Customers unused to the egg cream would pepper the staff with questions. “‘Is it pasteurized eggs?’ We got that one day,” she said. “We were like, ‘There are no eggs, don’t worry.”‘
But were there ever eggs to begin with (or cream)? That is a mystery that clouds the origins of this drink. Accounts date it to either to the 1880s or the 1920s, give a geographic origin to either to the Lower East Side or to Brooklyn, ascribe its name to the existence of real eggs or to a muddle of a foreign language (sometimes Yiddish, sometimes French). No matter which story you hear, way, it seems to have a strong Jewish connection.
As an egg cream history site explains:
One version or legend says that it began in 1880s on the Lower East Side of New York with the teenage Yiddish-theater star Boris Thomashevsky (1868-1939), who brought the first Yiddish play to New York from London and was also a founding member and pioneer of the Yiddish theater in America. After tasting a similar drink, called a drink called chocolat et crème, in Paris, France, he asked to have one made in New York.
Another version says the egg cream was created in 1890 by a candy shop owner named Louis Auster in Brooklyn. Mr. Auster was Jewish, as were most of his customers at the time the egg cream was invented. It is possible the egg in “egg cream” stems from the Yiddish “echt,” which means “real.”
Another version dates the egg cream to the 1920s and Moisha Zambrowsky, the owner of Moisha’s Luncheonette on the Lower East Side. Ms. Zambrowsky claimed origination of an egg cream formula that attracted generations of people to 239 Grand Street before it was replaced by a Chinese restaurant in the early 1990s. (You could get egg drop soup, not egg creams, a customer complained.)
There is another, less cited, origin of the egg cream. In 1970, Daniel Bell wrote a detailed account (he made that “Holy Roman Empire” comparison). He said that the egg cream originated at his Uncle Hymie’s candy store on Second Avenue and Eighth Street in the Lower East Side during the 1920s. The drink had syrup and cream held together by real eggs (as an emulsifier), and seltzer. It was an instant success. From all over the East Side people flocked to drink Uncle Hymie’s egg cream.
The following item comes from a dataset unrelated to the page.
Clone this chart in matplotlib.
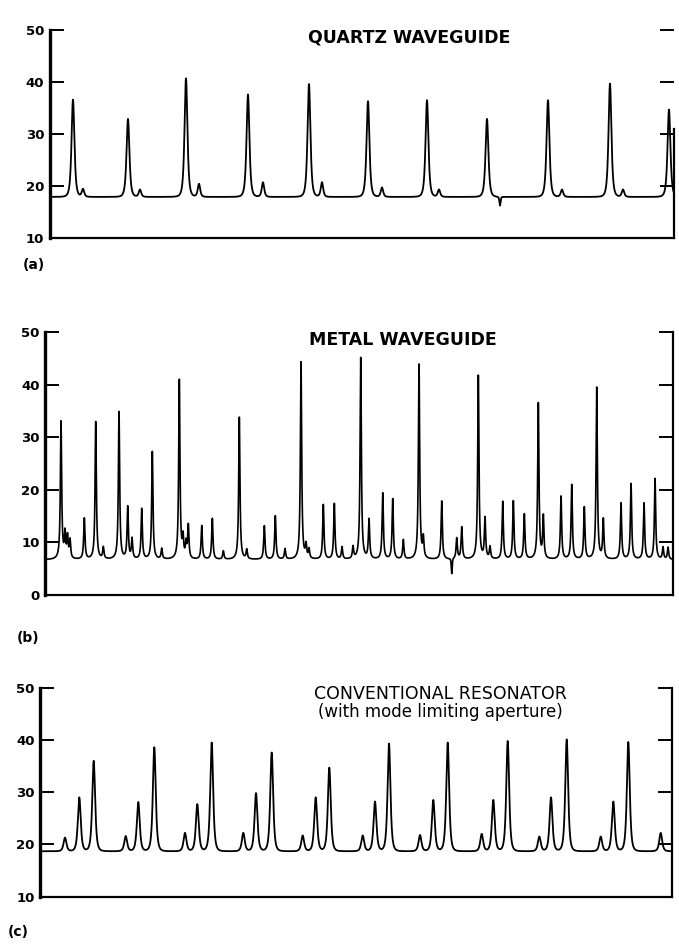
import numpy as np
import matplotlib.pyplot as plt

plt.rcParams['font.family'] = ['DejaVu Sans']

# (a) quartz waveguide: baseline, main peaks, small side peaks, one dip
quartz_base = 17.9
quartz_pos = [23, 78, 136, 198, 259, 318, 377, 437, 498, 560, 619]
quartz_top = [36.6, 32.9, 40.7, 37.6, 39.6, 36.3, 36.5, 32.9, 36.5, 39.7, 34.7]
quartz_side_pos = [33, 90, 149, 213, 272, 332, 389, 512, 573]
quartz_side_top = [19.4, 19.3, 20.4, 20.7, 20.7, 19.7, 19.3, 19.3, 19.3]
quartz_dip_pos = [450]
quartz_dip_top = [16.2]

# (b) metal waveguide
metal_base = 6.7
metal_pos = [16, 20, 22.5, 25, 39.3, 50.7, 58.3, 74, 82.7, 87, 96.7, 107.3, 116.7,
             134.3, 138, 141, 143.3, 156.7, 167.3, 178.3, 194.3, 201.7, 219.3, 230.3,
             240, 256, 261, 264, 278.3, 289.3, 297, 308, 315.7, 324, 337.7, 347.7,
             358.3, 374, 378.3, 396.7, 411.7, 416.7, 433.3, 440, 445, 457.7, 468.3,
             479.3, 493.3, 498.3, 516, 526.7, 539.3, 551.7, 558.3, 576, 586, 599,
             610, 618, 623]
metal_top = [32.9, 11.4, 10.8, 10.2, 14.5, 32.9, 8.9, 34.8, 16.6, 10.5, 16.3, 27.2, 8.7,
             40.8, 10.5, 9.5, 13.0, 13.1, 14.5, 8.3, 33.8, 8.5, 13.1, 15.0,
             8.7, 44.3, 9.2, 8.5, 17.1, 17.3, 9.0, 9.0, 45.1, 14.2, 19.3, 18.2,
             10.4, 43.8, 10.5, 17.8, 10.7, 12.8, 41.7, 14.4, 9.0, 17.7, 17.8,
             15.3, 36.4, 14.7, 18.7, 20.9, 16.6, 39.4, 14.2, 17.4, 21.1, 17.4,
             22.1, 9.0, 9.0]
metal_dip_pos = [406.7]
metal_dip_top = [3.8]

# (c) conventional resonator
conv_base = 18.7
conv_pos = [25, 39.3, 53.7, 85.7, 98.3, 114.3, 145, 157.3, 171.7, 203.3, 216, 231.7,
            262.7, 275.7, 289.3, 322.7, 335, 349, 380, 393.3, 407.7, 441.7, 453.3,
            467.7, 499.3, 511, 526.7, 560.7, 573.3, 588.3, 620.7]
conv_top = [21.3, 29.0, 36.0, 21.6, 28.1, 38.6, 22.2, 27.7, 39.5, 22.2, 29.8, 37.6,
            21.7, 29.0, 34.7, 21.7, 28.2, 39.3, 21.8, 28.5, 39.5, 22.0, 28.5,
            39.8, 21.5, 29.0, 40.1, 21.5, 28.2, 39.6, 22.2]


def peaks(x, base, pos, top, g, power):
    # sum of peak shapes above (or below) the baseline, without the baseline
    y = np.zeros_like(x)
    for p, t in zip(pos, top):
        y += (t - base) / (1 + ((x - p) / g) ** 2) ** power
    return y


def style(ax, ylo, xmax, right_lo=None):
    ax.set_xlim(0, xmax)
    ax.set_ylim(ylo, 50)
    ax.spines['top'].set_visible(False)
    ax.spines['left'].set_linewidth(2.4)
    ax.spines['bottom'].set_linewidth(1.6)
    ax.spines['right'].set_linewidth(1.6)
    if right_lo is not None:
        ax.spines['right'].set_bounds(ylo, right_lo)
    ax.set_xticks([])
    ax.set_yticks(range(ylo, 51, 10))
    ax.tick_params(axis='y', direction='in', length=10, width=1.4, pad=4,
                   right=True, labelsize=9.5)
    for lab in ax.get_yticklabels():
        lab.set_fontweight('bold')


fig = plt.figure(figsize=(6.79, 9.44), dpi=100)

# (a)
ax_a = fig.add_axes([0.0736, 0.7479, 0.9190, 0.2203])
xa = np.linspace(0, 624, 8000)
ya = (quartz_base
      + peaks(xa, quartz_base, quartz_pos, quartz_top, 2.6, 2)
      + peaks(xa, quartz_base, quartz_side_pos, quartz_side_top, 2.2, 2)
      + peaks(xa, quartz_base, quartz_dip_pos, quartz_dip_top, 1.0, 2))
ax_a.plot(xa, ya, color='black', lw=1.3)
style(ax_a, 10, 624, right_lo=31)
ax_a.text(0.575, 0.966, 'QUARTZ WAVEGUIDE', transform=ax_a.transAxes,
          ha='center', va='center', fontsize=12.5, fontweight='bold')

# (b)
ax_b = fig.add_axes([0.0663, 0.3697, 0.9249, 0.2783])
xb = np.linspace(0, 628, 14000)
yb = (metal_base
      + peaks(xb, metal_base, metal_pos, metal_top, 0.75, 1)
      + peaks(xb, metal_base, metal_dip_pos, metal_dip_top, 0.8, 2))
ax_b.plot(xb, yb, color='black', lw=1.2)
style(ax_b, 0, 628)
ax_b.text(0.570, 0.971, 'METAL WAVEGUIDE', transform=ax_b.transAxes,
          ha='center', va='center', fontsize=12.5, fontweight='bold')

# (c)
ax_c = fig.add_axes([0.0589, 0.0501, 0.9308, 0.2214])
xc = np.linspace(0, 632, 8000)
yc = conv_base + peaks(xc, conv_base, conv_pos, conv_top, 2.6, 2)
ax_c.plot(xc, yc, color='black', lw=1.3)
style(ax_c, 10, 632)
ax_c.text(0.633, 0.970, 'CONVENTIONAL RESONATOR', transform=ax_c.transAxes,
          ha='center', va='center', fontsize=12.5)
ax_c.text(0.633, 0.885, '(with mode limiting aperture)', transform=ax_c.transAxes,
          ha='center', va='center', fontsize=12)

fig.text(23 / 679, 1 - 265 / 944, '(a)', fontsize=10, fontweight='bold', va='center')
fig.text(17 / 679, 1 - 638 / 944, '(b)', fontsize=10, fontweight='bold', va='center')
fig.text(8 / 679, 1 - 932 / 944, '(c)', fontsize=10, fontweight='bold', va='center')

fig.savefig('out.png', dpi=100)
Others copied him. But during the Great Depression, people tried to find ways to cut costs. They found that they could dispense with the egg and the cream and, by putting in some milk and reversing the spigot of the seltzer machine, concentrate the pressure in a narrow, powerful carbonated stream so as to fizz up the liquid into a frothy mixture that tasted something like the original egg cream.
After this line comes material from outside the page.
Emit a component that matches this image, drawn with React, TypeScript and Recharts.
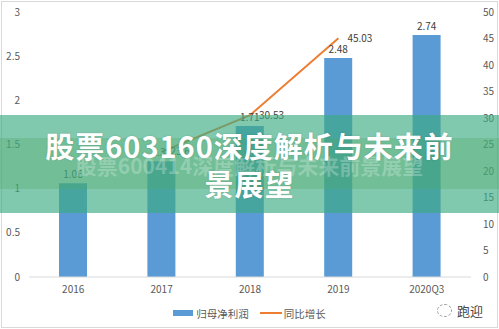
import { ComposedChart, Bar, Line, XAxis, YAxis, Legend, LabelList } from 'recharts';

const categories = ['2016', '2017', '2018', '2019', '2020Q3'];
const netProfit = [1.06, 1.31, 1.71, 2.48, 2.74];
const yoyGrowth = [null, 23.6, 30.53, 45.03, null];
const leftTicks = [0, 0.5, 1, 1.5, 2, 2.5, 3];
const rightTicks = [0, 5, 10, 15, 20, 25, 30, 35, 40, 45, 50];
const seriesNames = ['归母净利润', '同比增长'];

const data = categories.map((cat, i) => ({
  cat,
  profit: netProfit[i],
  growth: yoyGrowth[i],
}));

const BLUE = '#5B9BD5';
const ORANGE = '#ED7D31';
const AXIS_TEXT = '#595959';

function LegendContent() {
  return (
    <div style={{ display: 'flex', justifyContent: 'center', alignItems: 'center', height: 28, paddingBottom: 4, boxSizing: 'border-box', fontSize: 10.5, color: AXIS_TEXT }}>
      <span style={{ display: 'inline-block', width: 20, height: 6, background: BLUE, marginRight: 3 }} />
      <span style={{ marginRight: 11 }}>{seriesNames[0]}</span>
      <span style={{ display: 'inline-block', width: 22, height: 2, background: ORANGE, marginRight: 2 }} />
      <span>{seriesNames[1]}</span>
    </div>
  );
}

export default function App() {
  return (
    <div style={{ position: 'absolute', left: 0, top: 0, width: 499, height: 329, background: '#fff', overflow: 'hidden', fontFamily: "'Noto Sans CJK SC', 'Noto Sans', sans-serif" }}>
      <ComposedChart width={499} height={329} data={data} margin={{ top: 12, right: 0, bottom: 0, left: 0 }}>
        <XAxis dataKey="cat" axisLine={{ stroke: '#d9d9d9' }} tickLine={false} tickSize={0} tickMargin={9} height={24} tick={{ fontSize: 10, fill: AXIS_TEXT }} />
        <YAxis yAxisId="left" width={29} domain={[0, 3]} ticks={leftTicks} axisLine={false} tickLine={false} tickSize={0} tickMargin={9} tick={{ fontSize: 10, fill: AXIS_TEXT }} />
        <YAxis yAxisId="right" orientation="right" width={28} domain={[0, 50]} ticks={rightTicks} axisLine={false} tickLine={false} tickSize={0} tickMargin={12} tick={{ fontSize: 10, fill: AXIS_TEXT }} />
        <Legend verticalAlign="bottom" height={28} content={<LegendContent />} />
        <Bar yAxisId="left" dataKey="profit" name={seriesNames[0]} fill={BLUE} barSize={28} isAnimationActive={false}>
          <LabelList dataKey="profit" position="top" offset={5} style={{ fontSize: 10, fill: '#404040' }} />
        </Bar>
        <Line yAxisId="right" dataKey="growth" name={seriesNames[1]} stroke={ORANGE} strokeWidth={2} dot={false} connectNulls={false} isAnimationActive={false}>
          <LabelList dataKey="growth" position="right" offset={9} style={{ fontSize: 10, fill: '#404040' }} />
        </Line>
      </ComposedChart>

      {/* watermark */}
      <div style={{ position: 'absolute', left: 437, top: 301, display: 'flex', alignItems: 'center', color: '#444', fontSize: 13 }}>
        <span style={{ display: 'inline-block', width: 13, height: 11, border: '1px dashed #999', borderRadius: '50%', marginRight: 5 }} />
        <span>跑迎</span>
      </div>

      {/* frame */}
      <div style={{ position: 'absolute', left: 1, top: 1, right: 1, bottom: 1, border: '1px solid #d9d9d9' }} />

      {/* banner overlay */}
      <div style={{ position: 'absolute', left: 0, top: 115, width: 499, height: 98, background: 'rgba(60,170,130,0.65)' }} />
      <div style={{ position: 'absolute', left: 0, top: 138, width: 499, height: 51, background: 'rgba(80,170,100,0.3)' }} />
      <div style={{ position: 'absolute', left: 0, top: 152, width: 499, textAlign: 'center', fontSize: 21, fontWeight: 700, lineHeight: '26px', color: 'rgba(255,255,255,0.25)', whiteSpace: 'nowrap' }}>
        股票600414深度解析与未来前景展望
      </div>
      <div style={{ position: 'absolute', left: 0, top: 126, width: 499, textAlign: 'center', fontSize: 29, fontWeight: 700, lineHeight: '38px', letterSpacing: 1, color: '#fff', whiteSpace: 'nowrap', textShadow: '0 0 2px rgba(0,0,0,0.15)' }}>
        股票603160深度解析与未来前
        <br />
        景展望
      </div>
    </div>
  );
}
After tracking down Dr. Bell, a retired professor of sociology at Harvard, at his home in Cambridge, Mass., he recounted that he wrote the piece in New York magazine when he was staying with Irving Kristol one morning and saw something in the paper that triggered him to write about his Uncle Hymie.
“They kept on calling it an egg cream even though there was no egg in it,” Dr. Bell said.
Ms. Nelson takes all the debate in stride. “There is a 40-year difference, 1880s to 1920s.” She also noted that H. Fox claimed its U Bet chocolate syrup was used in egg creams as early as 1904.
It reminded her of the tales from her grandparents. “None of their stories ever fully matched.”
She added, “It’s kind of fun that it’s still a mystery.”